__Given data__:

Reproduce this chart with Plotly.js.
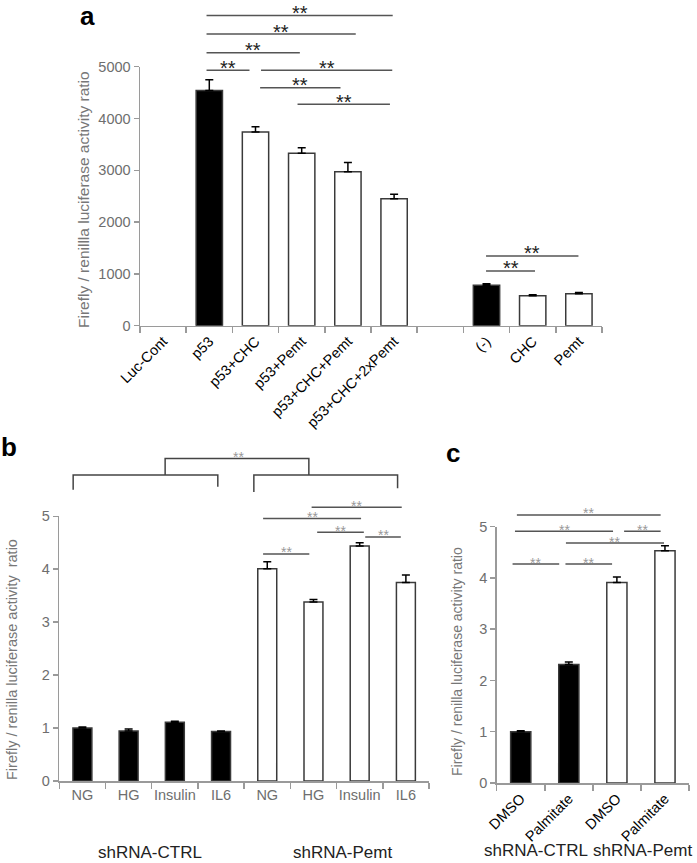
<!DOCTYPE html>
<html><head><meta charset="utf-8">
<script src="https://cdn.plot.ly/plotly-3.0.1.min.js"></script>
<style>html,body{margin:0;padding:0;background:#fff}</style>
</head><body><div id="chart" style="width:697px;height:863px"></div>
<script>
// ---------- Panel a ----------
const aCategories = ['Luc-Cont','p53','p53+CHC','p53+Pemt','p53+CHC+Pemt','p53+CHC+2xPemt','','(-)','CHC','Pemt'];
const aValues = [null,4540,3740,3330,2970,2450,null,780,580,615];
const aErrors = [null,210,100,105,180,90,null,30,18,25];
const aFilled = [false,true,false,false,false,false,false,true,false,false];
// significance: [from index, to index, level in data units]
const aSig = [[0.94,4.97,5990],[0.94,4.17,5630],[0.94,2.96,5270],[0.94,1.87,4930],[2.12,4.96,4930],[2.10,3.84,4595],[2.91,4.91,4275],[6.99,8.99,1346],[6.99,8.05,1056]];
const aYMax = 5000;

// ---------- Panel b ----------
const bCategories = ['NG','HG','Insulin','IL6','NG','HG','Insulin','IL6'];
const bValues = [1.00,0.945,1.11,0.935,4.01,3.38,4.44,3.75];
const bErrors = [0.02,0.035,0.02,0.01,0.13,0.05,0.06,0.14];
const bFilled = [true,true,true,true,false,false,false,false];
const bGroups = ['shRNA-CTRL','shRNA-Pemt'];
const bSig = [[3.91,4.91,4.29],[3.91,6.03,4.96],[5.08,6.09,4.70],[6.12,6.89,4.61],[4.96,6.91,5.17]];
const bYMax = 5;

// ---------- Panel c ----------
const cCategories = ['DMSO','Palmitate','DMSO','Palmitate'];
const cValues = [1.00,2.31,3.91,4.53];
const cErrors = [0.02,0.05,0.11,0.10];
const cFilled = [true,true,false,false];
const cGroups = ['shRNA-CTRL','shRNA-Pemt'];
const cSig = [[-0.08,2.91,5.23],[-0.12,1.92,4.91],[2.15,2.91,4.91],[0.94,2.98,4.68],[-0.17,0.80,4.27],[0.93,1.90,4.27]];
const cYMax = 5;

const FONT = 'Liberation Sans, Arial, Helvetica, sans-serif';
const AXC = '#9a9a9a';
const TICKC = '#6e6e6e';
const H = 863, W = 697;
const idx = arr => arr.map((_, i) => i);
const bounds = n => Array.from({length: n + 1}, (_, i) => i - 0.5);

function barTrace(cats, vals, errs, filled, xa, ya, width) {
  return {
    type: 'bar', x: idx(cats), y: vals, xaxis: xa, yaxis: ya, width: width,
    marker: {color: filled.map(f => f ? '#000' : '#fff'), line: {color: '#3a3a3a', width: 1.5}},
    error_y: {type: 'data', symmetric: false, array: errs, arrayminus: errs.map(() => 0),
              color: '#000', thickness: 1.5, width: 4},
    hoverinfo: 'skip'
  };
}

const data = [
  barTrace(aCategories, aValues, aErrors, aFilled, 'x', 'y', 0.57),
  barTrace(bCategories, bValues, bErrors, bFilled, 'x2', 'y2', 0.41),
  barTrace(cCategories, cValues, cErrors, cFilled, 'x3', 'y3', 0.42)
];

function xAxis(cats, dom, anchor, angle, tfont) {
  return {
    domain: dom, anchor: anchor, range: [-0.5, cats.length - 0.5], fixedrange: true,
    tickmode: 'array', tickvals: idx(cats), ticktext: cats, ticks: '', tickangle: angle,
    tickfont: tfont, showline: true, linecolor: AXC, linewidth: 1.5, showgrid: false, zeroline: false,
    minor: {tickmode: 'array', tickvals: bounds(cats.length), ticks: 'outside', ticklen: 6, tickcolor: AXC, tickwidth: 1.5, showgrid: false}
  };
}
function yAxis(dom, anchor, max, dtick) {
  return {
    domain: dom, anchor: anchor, range: [0, max], dtick: dtick, fixedrange: true,
    ticks: 'outside', ticklen: 5, tickcolor: AXC, tickwidth: 1.5,
    showline: true, linecolor: AXC, linewidth: 1.5, showgrid: false, zeroline: false,
    tickfont: {family: FONT, size: 14.5, color: TICKC}
  };
}

const shapes = [], annotations = [];
function addSig(list, xa, ya, ymax, lineColor, starFont, shift) {
  list.forEach(([x0, x1, lvl]) => {
    const y = lvl / ymax;
    shapes.push({type: 'line', xref: xa, yref: ya + ' domain', x0: x0, x1: x1, y0: y, y1: y,
                 line: {color: lineColor, width: 1.5}});
    annotations.push({xref: xa, yref: ya + ' domain', x: (x0 + x1) / 2, y: y, text: '**',
                      showarrow: false, xanchor: 'center', yanchor: 'middle', yshift: shift, font: starFont});
  });
}
addSig(aSig, 'x', 'y', aYMax, '#555', {family: FONT, size: 20, color: '#222'}, 2.5);
addSig(bSig, 'x2', 'y2', bYMax, '#555', {family: FONT, size: 14, color: '#999'}, 1.5);
addSig(cSig, 'x3', 'y3', cYMax, '#555', {family: FONT, size: 14, color: '#999'}, 1.5);

// Brackets in panel b (group comparison)
function bracket(xa, ya, ymax, x0, x1, yTop, yLeg0, yLeg1) {
  shapes.push({type: 'path', xref: xa, yref: ya + ' domain',
    path: `M ${x0},${yLeg0 / ymax} L ${x0},${yTop / ymax} L ${x1},${yTop / ymax} L ${x1},${yLeg1 / ymax}`,
    line: {color: '#444', width: 1.5}});
}
bracket('x2', 'y2', bYMax, -0.2, 2.93, 5.78, 5.50, 5.56);
bracket('x2', 'y2', bYMax, 3.71, 6.82, 5.78, 5.46, 5.53);
bracket('x2', 'y2', bYMax, 1.79, 4.90, 6.09, 5.78, 5.78);
annotations.push({xref: 'x2', yref: 'y2 domain', x: 3.37, y: 6.09 / bYMax, text: '**', showarrow: false,
                  xanchor: 'center', yanchor: 'middle', yshift: 1.5, font: {family: FONT, size: 14, color: '#999'}});

// Group labels
bGroups.forEach((g, gi) => {
  annotations.push({xref: 'x2', yref: 'paper', x: gi === 0 ? 1.46 : 5.63, y: 1 - 852 / H, text: g,
    showarrow: false, xanchor: 'center', yanchor: 'middle', font: {family: FONT, size: 17, color: '#222'}});
});
cGroups.forEach((g, gi) => {
  annotations.push({xref: 'x3', yref: 'paper', x: gi === 0 ? 0.31 : 2.53, y: 1 - 850 / H, text: g,
    showarrow: false, xanchor: 'center', yanchor: 'middle', font: {family: FONT, size: 17, color: '#222'}});
});

// Panel letters
[['a', 87, 16], ['b', 9, 447], ['c', 453, 453]].forEach(([t, px, py]) => {
  annotations.push({xref: 'paper', yref: 'paper', x: px / W, y: 1 - py / H, text: '<b>' + t + '</b>',
    showarrow: false, xanchor: 'center', yanchor: 'middle', font: {family: FONT, size: 26, color: '#000'}});
});

// Y axis titles
[['Firefly / renillla luciferase activity ratio', 84, 200, 15.5],
 ['Firefly / renilla luciferase activity  ratio', 12, 660, 14.5],
 ['Firefly / renilla luciferase activity ratio', 457, 662, 14]].forEach(([t, px, py, s]) => {
  annotations.push({xref: 'paper', yref: 'paper', x: px / W, y: 1 - py / H, text: t, textangle: -90,
    showarrow: false, xanchor: 'center', yanchor: 'middle', font: {family: FONT, size: s, color: '#777'}});
});

const layout = {
  width: W, height: H, margin: {l: 0, r: 0, t: 0, b: 0},
  paper_bgcolor: '#fff', plot_bgcolor: 'rgba(0,0,0,0)', showlegend: false,
  font: {family: FONT},
  xaxis: xAxis(aCategories, [140 / W, 602 / W], 'y', -45, {family: FONT, size: 14.5, color: '#000'}),
  yaxis: yAxis([1 - 325.7 / H, 1 - 66.7 / H], 'x', aYMax, 1000),
  xaxis2: xAxis(bCategories, [59.3 / W, 429 / W], 'y2', 0, {family: FONT, size: 14.5, color: TICKC}),
  yaxis2: yAxis([1 - 781 / H, 1 - 516.3 / H], 'x2', bYMax, 1),
  xaxis3: xAxis(cCategories, [496.7 / W, 689 / W], 'y3', -45, {family: FONT, size: 14.5, color: '#000'}),
  yaxis3: yAxis([1 - 783 / H, 1 - 526.7 / H], 'x3', cYMax, 1),
  shapes: shapes, annotations: annotations
};

Plotly.newPlot('chart', data, layout, {staticPlot: true, displayModeBar: false});
</script></body></html>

__Stated exercise__:
Copy out every line of the data that includes "chart".

__Complete answer__:
Reproduce this chart with Plotly.js.
</head><body><div id="chart" style="width:697px;height:863px"></div>
Plotly.newPlot('chart', data, layout, {staticPlot: true, displayModeBar: false});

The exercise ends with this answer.